Women and men(both little and small)
cared for anyone not at all
they sowed their isn't they reaped their same
sun moon stars rain

  • Okay, here we go. It looks like we've got something to grab hold of here. Now there are women and men showing up, and these women and men are "both little and small." There's still some sort of Dr. Seuss thing going on here…
  • So what about these women and men? Well, it turns out they don't care about anyone. But wait a second. Do they not care about anyone in general, or do they not care about the specific "anyone" who seems to be the main character of this poem? So far, the only anyone we've heard mentioned is the specific "anyone" who lived in this pretty how town. So it looks like the women and men of anyone's town don't really care about him. 
  • The women and men of anyone's pretty town "sowed their isn't" and "reaped their same." Well, if we check out our farming dictionary, we'll find that to "sow" means to plant seeds and to "reap" means to harvest those seeds after they've grown. So, what do these women and men plant and harvest? Well the poem says that they sow their "isn't" and reap their "same." This kind of weird abstract language might remind us of stanza 1, where we found out that "anyone" sang about the things he didn't do and danced about the things he did. 
  • Now, how do the women and men sow their isn't and reap their same? Well, if you think about it, a seed is something that will one day be a plant but isn't quite yet. So, in other words, a seed can symbolize something that hasn't happened yet, or something that doesn't exist yet. And if women and men are sowing these seeds together, maybe the poem is talking about children instead of crops. After all, a child doesn't exist (it isn't) until the parents "sow" it together. 
  • So if the sowing refers to a general sense of potential, or more specifically children, what does E.E. Cummings mean by "reaped the same"? 

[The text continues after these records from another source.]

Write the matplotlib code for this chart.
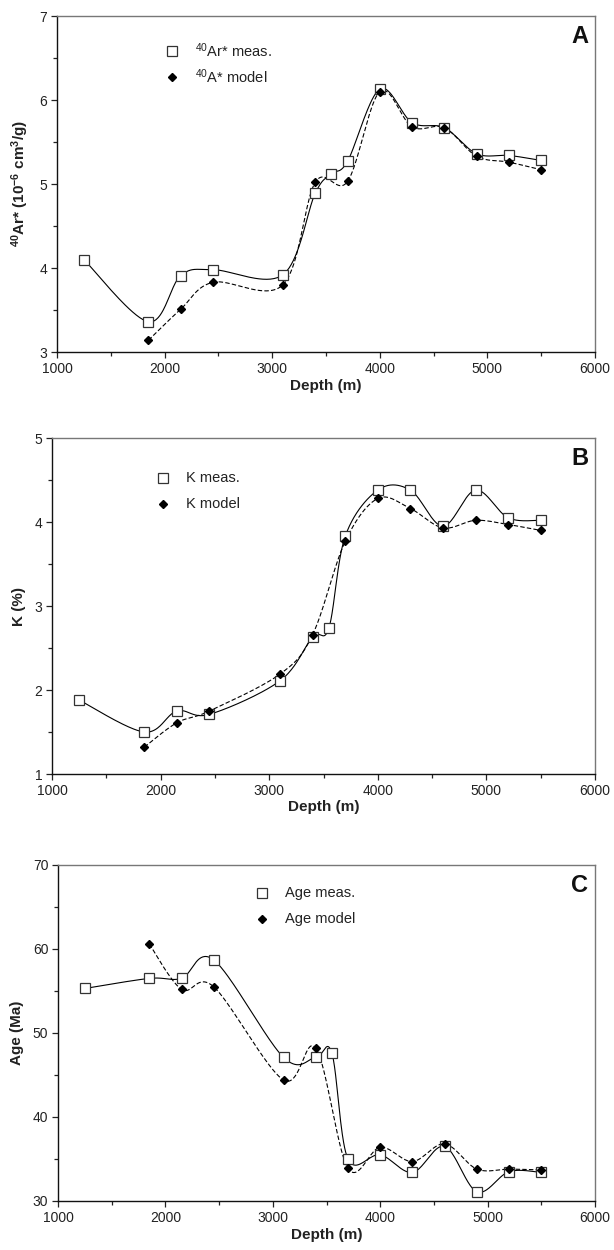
import numpy as np
import matplotlib
matplotlib.use("Agg")
import matplotlib.pyplot as plt
from matplotlib.ticker import MultipleLocator

plt.rcParams['font.family'] = ['Liberation Sans', 'DejaVu Sans']
plt.rcParams['mathtext.fontset'] = 'custom'
plt.rcParams['mathtext.rm'] = 'Liberation Sans'
plt.rcParams['mathtext.default'] = 'regular'

# depths of the samples (m)
depth_meas = [1250, 1850, 2150, 2450, 3100, 3400, 3550, 3700, 4000, 4300, 4600, 4900, 5200, 5500]
depth_model = [1850, 2150, 2450, 3100, 3400, 3700, 4000, 4300, 4600, 4900, 5200, 5500]

# radiogenic argon, 10^-6 cm3/g
ar_meas = [4.10, 3.36, 3.91, 3.98, 3.92, 4.89, 5.12, 5.27, 6.13, 5.73, 5.67, 5.36, 5.34, 5.28]
ar_model = [3.14, 3.51, 3.83, 3.80, 5.02, 5.03, 6.10, 5.68, 5.67, 5.33, 5.26, 5.17]

# potassium, %
k_meas = [1.88, 1.50, 1.75, 1.71, 2.11, 2.63, 2.74, 3.83, 4.38, 4.38, 3.95, 4.38, 4.05, 4.02]
k_model = [1.32, 1.61, 1.75, 2.19, 2.66, 3.77, 4.28, 4.16, 3.93, 4.02, 3.97, 3.90]

# K-Ar age, Ma
age_meas = [55.3, 56.5, 56.5, 58.7, 47.1, 47.1, 47.6, 35.0, 35.5, 33.4, 36.5, 31.1, 33.5, 33.4]
age_model = [60.6, 55.2, 55.5, 44.4, 48.2, 33.9, 36.4, 34.7, 36.8, 33.8, 33.8, 33.7]


def smooth(x, y, n=40):
    # spreadsheet-style smoothed line: Catmull-Rom segments drawn as cubic Beziers
    p = np.column_stack([x, y]).astype(float)
    pts = [p[0]]
    t = np.linspace(0, 1, n)[1:, None]
    for i in range(len(p) - 1):
        p0 = p[i - 1] if i > 0 else p[i]
        p3 = p[i + 2] if i + 2 < len(p) else p[i + 1]
        c1 = p[i] + (p[i + 1] - p0) / 6
        c2 = p[i + 1] - (p3 - p[i]) / 6
        seg = ((1 - t) ** 3) * p[i] + 3 * ((1 - t) ** 2) * t * c1 \
            + 3 * (1 - t) * t ** 2 * c2 + t ** 3 * p[i + 1]
        pts.extend(seg)
    pts = np.array(pts)
    return pts[:, 0], pts[:, 1]


def add_axes(fig, left, right, top, bottom):
    W, H = 614, 1250
    return fig.add_axes([left / W, 1 - bottom / H, (right - left) / W, (bottom - top) / H])


def panel(ax, meas, model, ylim, ystep, yminor, ylabel, letter, lab_meas, lab_model, leg_x, leg_y):
    xs, ys = smooth(depth_meas, meas)
    ax.plot(xs, ys, color='black', lw=0.8, zorder=2)
    xs, ys = smooth(depth_model, model)
    ax.plot(xs, ys, color='black', lw=0.8, dashes=(4, 2), zorder=2)
    ax.plot(depth_meas, meas, ls='none', marker='s', ms=6.5, mfc='white', mec='#333333', mew=0.9, zorder=3)
    ax.plot(depth_model, model, ls='none', marker='D', ms=4.5, mfc='black', mec='black', zorder=4)

    ax.set_xlim(1000, 6000)
    ax.set_ylim(*ylim)
    ax.xaxis.set_major_locator(MultipleLocator(1000))
    ax.xaxis.set_minor_locator(MultipleLocator(500))
    ax.yaxis.set_major_locator(MultipleLocator(ystep))
    ax.yaxis.set_minor_locator(MultipleLocator(yminor))
    ax.tick_params(which='both', direction='out', top=False, right=False,
                   labelsize=10, colors='#222222', width=0.9)
    ax.tick_params(which='major', length=4, pad=3)
    ax.tick_params(which='minor', length=3)
    for s in ('left', 'bottom'):
        ax.spines[s].set_color('#111111')
        ax.spines[s].set_linewidth(1.0)
    for s in ('top', 'right'):
        ax.spines[s].set_color('#777777')
        ax.spines[s].set_linewidth(1.0)

    ax.set_xlabel('Depth (m)', fontsize=11, fontweight='bold', labelpad=2, color='#222222')
    ax.set_ylabel(ylabel, fontsize=11, fontweight='bold', labelpad=6, color='#222222')
    ax.text(0.972, 0.94, letter, transform=ax.transAxes, ha='center', va='center',
            fontsize=17, fontweight='bold', color='#111111')

    # legend keys
    ax.plot(leg_x, leg_y, transform=ax.transAxes, marker='s', ms=6.5, mfc='white',
            mec='#333333', mew=0.9, ls='none', clip_on=False)
    ax.plot(leg_x, leg_y - 0.078, transform=ax.transAxes, marker='D', ms=4.5,
            mfc='black', mec='black', ls='none', clip_on=False)
    ax.text(leg_x + 0.042, leg_y, lab_meas, transform=ax.transAxes, va='center',
            fontsize=10.5, color='#222222')
    ax.text(leg_x + 0.042, leg_y - 0.078, lab_model, transform=ax.transAxes, va='center',
            fontsize=10.5, color='#222222')


fig = plt.figure(figsize=(6.14, 12.5), dpi=100)

ax_a = add_axes(fig, 57, 595, 16, 352)
panel(ax_a, ar_meas, ar_model, (3, 7), 1, 0.5,
      r'$^{40}$Ar* (10$^{-6}$ cm$^{3}$/g)', 'A',
      r'$^{40}$Ar* meas.', r'$^{40}$A* model', 0.214, 0.896)

ax_b = add_axes(fig, 52, 595, 438, 774)
panel(ax_b, k_meas, k_model, (1, 5), 1, 0.5, 'K (%)', 'B',
      'K meas.', 'K model', 0.204, 0.881)

ax_c = add_axes(fig, 58, 595, 865, 1201)
panel(ax_c, age_meas, age_model, (30, 70), 10, 5, 'Age (Ma)', 'C',
      'Age meas.', 'Age model', 0.38, 0.917)

fig.savefig('out.png', dpi=100)
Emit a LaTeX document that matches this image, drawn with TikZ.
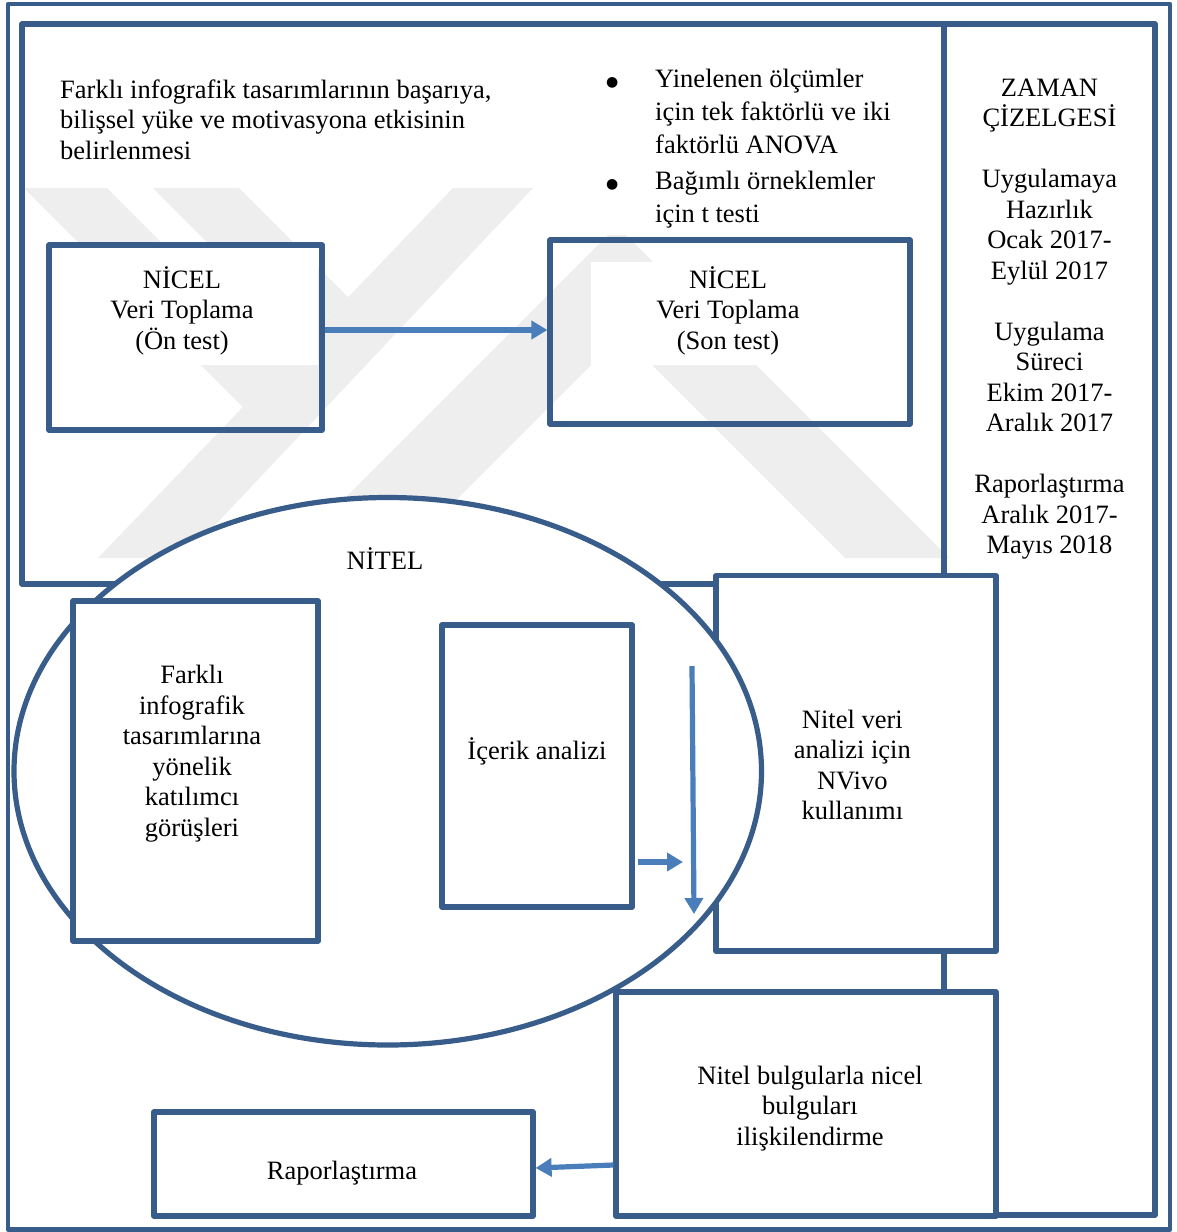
\documentclass[tikz,border=0pt]{standalone}
\usepackage{fontspec}
\setmainfont{Liberation Serif}
\newfontfamily\symfont{DejaVu Sans}
\usetikzlibrary{arrows.meta,calc,shapes.geometric}
\definecolor{frameblue}{HTML}{385D8A}
\definecolor{arrowblue}{HTML}{4A7EBB}
\definecolor{wmgray}{HTML}{EEEEEE}
\newcommand{\bul}{\makebox[0pt][c]{\symfont\fontsize{14}{14}\selectfont\raisebox{1pt}{●}}}
\begin{document}
\begin{tikzpicture}[x=1pt,y=-1pt,
  box/.style={draw=frameblue, line width=5.2pt, rectangle, inner sep=0pt, line join=round},
  wbox/.style={box, fill=white},
  txt/.style={font=\fontsize{26.5}{30.5}\selectfont, align=center, inner sep=0pt,
    execute at begin node=\strut, execute at end node=\strut},
  arr/.style={draw=arrowblue, line width=5.2pt, -{Triangle[length=16pt,width=18pt]}},
  wm/.style={fill=wmgray},
]
\useasboundingbox (0,0) rectangle (1176,1232);
\fill[white] (0,0) rectangle (1176,1232);

% faint background emblem
\fill[wm] (24,188) -- (107,188) -- (283.5,364.5) -- (243,407) -- cycle;
\fill[wm] (153,188) -- (239,188) -- (348,297) -- (306,341) -- cycle;
\fill[wm] (98,558) -- (184,558) -- (533,188) -- (453,188) -- cycle;
\fill[wm] (285,558) -- (617,226) -- (949,558) -- (845,558) -- (621.5,334.5) -- (398,558) -- cycle;
% white text areas over the emblem
\fill[white] (52,248) rectangle (318,365);
\fill[white] (591,262) rectangle (906,365);
\fill[white] (600,160) rectangle (918,235);

% frames
\node[box, line width=4.4pt, minimum width=1162pt, minimum height=1225.5pt] (outer) at (589,616.75) {};
\node[box, minimum width=922pt, minimum height=560pt] (nicelzone) at (483,304) {};
\node[box, minimum width=211pt, minimum height=1191pt] (zaman) at (1049.5,619.5) {};

% quantitative part
\node[box, minimum width=273pt, minimum height=185pt] (onkutu) at (185.5,337.5) {};
\node[box, minimum width=360pt, minimum height=184pt] (sonkutu) at (730,332) {};

% NVivo box sits under the ellipse
\node[wbox, minimum width=280pt, minimum height=375.5pt] (nvivo) at (856,763.25) {};

% qualitative part
\node[draw=frameblue, line width=5.2pt, fill=white, ellipse, inner sep=0pt,
  minimum width=747.5pt, minimum height=547.5pt] (nitel) at (387.75,771.25) {};
\node[wbox, minimum width=245pt, minimum height=340pt] (gorus) at (195.5,771) {};
\node[wbox, minimum width=190pt, minimum height=282pt] (icerik) at (537,766) {};

\node[wbox, minimum width=380pt, minimum height=224pt] (bulgu) at (806,1104) {};
\node[wbox, minimum width=379pt, minimum height=104pt] (rapor) at (343.5,1164) {};

% texts
\node[txt, align=left, anchor=north west] (amac) at (60,79.45)
  {Farklı infografik tasarımlarının başarıya,\\bilişsel yüke ve motivasyona etkisinin\\belirlenmesi};
\node[font=\fontsize{26.5}{33}\selectfont, inner sep=0pt, anchor=north west] (analiz) at (612,64.2)
  {\begin{tabular}{@{}l@{\hspace{43pt}}l@{}}
   \bul & Yinelenen ölçümler\\
        & için tek faktörlü ve iki\\
        & faktörlü ANOVA\\[2.7pt]
   \bul & Bağımlı örneklemler\\
        & için t testi
   \end{tabular}};
\node[txt, anchor=north] (zamantxt) at (1049.5,78.65)
  {ZAMAN\\ÇİZELGESİ\\[30.5pt]Uygulamaya\\Hazırlık\\Ocak 2017-\\Eylül 2017\\[30.5pt]Uygulama\\Süreci\\Ekim 2017-\\Aralık 2017\\[30.5pt]Raporlaştırma\\Aralık 2017-\\Mayıs 2018};
\node[txt, anchor=north] (ontxt) at (182,266.15) {NİCEL\\Veri Toplama\\(Ön test)};
\node[txt, anchor=north] (sontxt) at (728,266.15) {NİCEL\\Veri Toplama\\(Son test)};
\node[txt, anchor=north] (niteltxt) at (385,546.95) {NİTEL};
\node[txt, anchor=north] (gorustxt) at (192,665.35)
  {Farklı\\infografik\\tasarımlarına\\yönelik\\katılımcı\\görüşleri};
\node[txt, anchor=north] (iceriktxt) at (537,737.65) {İçerik analizi};
\node[txt, anchor=north] (nvivotxt) at (852.3,709.85) {Nitel veri\\analizi için\\NVivo\\kullanımı};
\node[txt, anchor=north] (bulgutxt) at (810,1065.45) {Nitel bulgularla nicel\\bulguları\\ilişkilendirme};
\node[txt, anchor=north] (raportxt) at (342,1157.95) {Raporlaştırma};

% connectors
\coordinate (okucu) at (683,862);
\coordinate (dikbas) at (692,666);
\coordinate (dikson) at (694,914);
\draw[arr] (onkutu.east |- 0,330) -- (sonkutu.west |- 0,330);
\draw[arr] ($(icerik.east |- 0,862)+(3,0)$) -- (okucu);
\draw[arr] (dikbas) -- (dikson);
\draw[arr] (bulgu.west |- 0,1165) -- (rapor.east |- 0,1168);
\end{tikzpicture}
\end{document}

  • Think about it this way: when you plant a bunch of seeds, what do they grow up into? Plants. And do the plants all look completely different? Nope—just imagine a cornfield—all of the plants look the same. So, the women and men plant the seeds of potential and raise them into plants that all look the same. 
  • But if you peel back one more layer of Cummings' symbolism here, you get something that might be depressing. If the seeds sown by the women and men actually symbolize children, then E.E. Cummings is being pessimistic when he says that these children all grow up to be the exact same. Now it sounds as if Cummings is criticizing the pretty little town where parents don't care about anyone and raise kids that are all alike. It kind of sounds like a boring suburb at this point, but it's a suburb without any creativity because all the kids are the same and there's no community because the parents don't care about anyone. 
  • Line 8 mirrors the earlier line about the seasons passing by saying "sun moon stars rain." So Cummings is telling us that the stuff going on in the "pretty how town" keeps going in a circle over and over. It's not moving forward or backward, but just in the same circle.